Don't you just love it when the Lord shows us that He is intimately involved in every facet of our lives and that He knows us completely? This week I have received a powerful demonstration of the fact that the Lord doesn't drop one thread in the intricate weaving of the details of our lives.
The Lord has been speaking to me about release. In my last post I wrote about the reasons I felt frightened of giving God free access to every part of my life. Letting go was difficult, but the ensuing sense of freedom is wonderful! Since I let go in order to let God, I've been waltzing around as though I hadn't a care in the world; this in spite of an impending root canal, an absent son, high cholesterol readings, and twenty extra pounds that my own efforts have not banished. I've released those things into the Lord's hands! If He has to hurt me to help me, then He'll be with me in the hurt. And if He wants to bless me beyond my wildest dreams, well then, I'm not standing in His way there, either!
Now here's the really cool part of this story. Twenty-seven years ago, I wrote a short story about a woman named Lydia, who had been a follower of John the Baptist. The story chronicles Lydia's spiritual journey as she learns to be a follower of Jesus. While struggling with this transition, Lydia is helping to clean a campsite where John has spoken to a group of his few remaining disciples. She has bent to gather a discarded linen wrapper from the ground along with some crusts of bread, and when she straightens, she finds herself looking across the river to where a large crowd of people have gathered around Jesus. At this juncture John calls to those who have remained with him, and explains to them that they too must cross the river. Lydia makes the crossing, but it isn't until she meets Jesus face to face that she is able to release her allegiance to John. This is symbolized when her hand relaxes and the crusts of bread that she has been clutching so tightly fall to the ground.
This story meant a great deal to me when I was young because even then I understood that though the Lord often asks us to release to Him things we would very much prefer to keep, He always has something much better if we will only let go the past and move with courage into the future.
One day this week I just happened to find an old notebook. It was a thick three inch binder containing about five years of journal entries. I randomly flipped the book open about forty pages into the sheaf of single spaced, typewritten pages. I found myself reading Lydia's story, written so long ago. I had forgotten the details of the story, and I had forgotten where I had filed it. If you'd have asked me, I would have said it was lost. My renewed acquaintance with this story just happened to occur on the evening of the day that I wrote my last blog entry, which was about a similar spiritual journey of release. Wow!

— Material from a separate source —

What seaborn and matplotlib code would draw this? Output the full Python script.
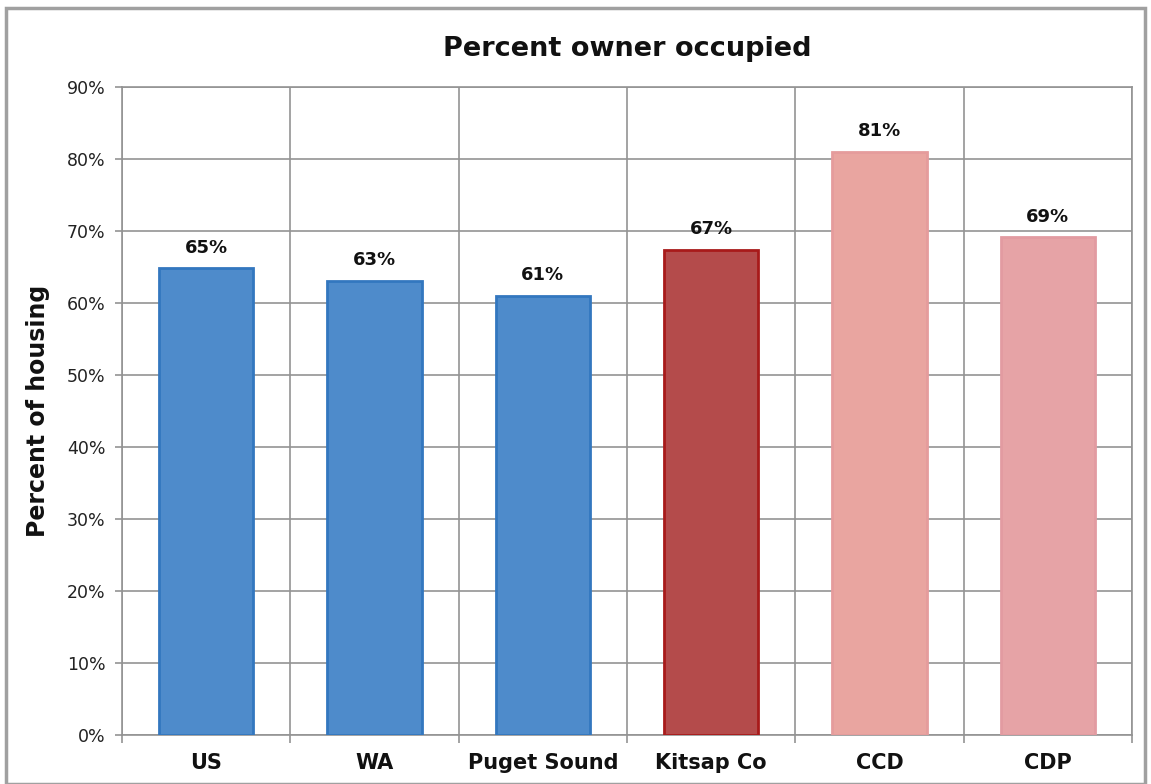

It gets better. This morning in church we took communion. When it was my turn to receive the bread, the pastor broke an unusually large chunk from the loaf he held in his hands. I tore a smaller piece from the chunk, partook of the bread and the grape juice symbolizing the Holy sacrifice of our Lord, and returned to my seat. At the end of the service I opened my hand saw that I'd been clutching a remnant of bread. As I tossed the crust into the trash on my way out of the sanctuary, I remembered Lydia's story.
The Lord certainly is able to emphasize a point. I am aware that He is speaking "RELEASE" to me and wants to be certain I get the message. I'm newly aware of His complete knowledge of me and His deep love for me. I'm trembling a little bit because I'm silly...I'm wondering what difficult or wondrous thing might lie just ahead on my path. But an overwhelming awareness of God's power, knowledge, and love puts those fears to rest. Isn't He amazing?
Scripture: "Joshua told the people, "Consecrate yourselves, for tomorrow the LORD will do amazing things among you" (Joshua 3:5).
Very, very cool. Please pray I can release my bread crusts too.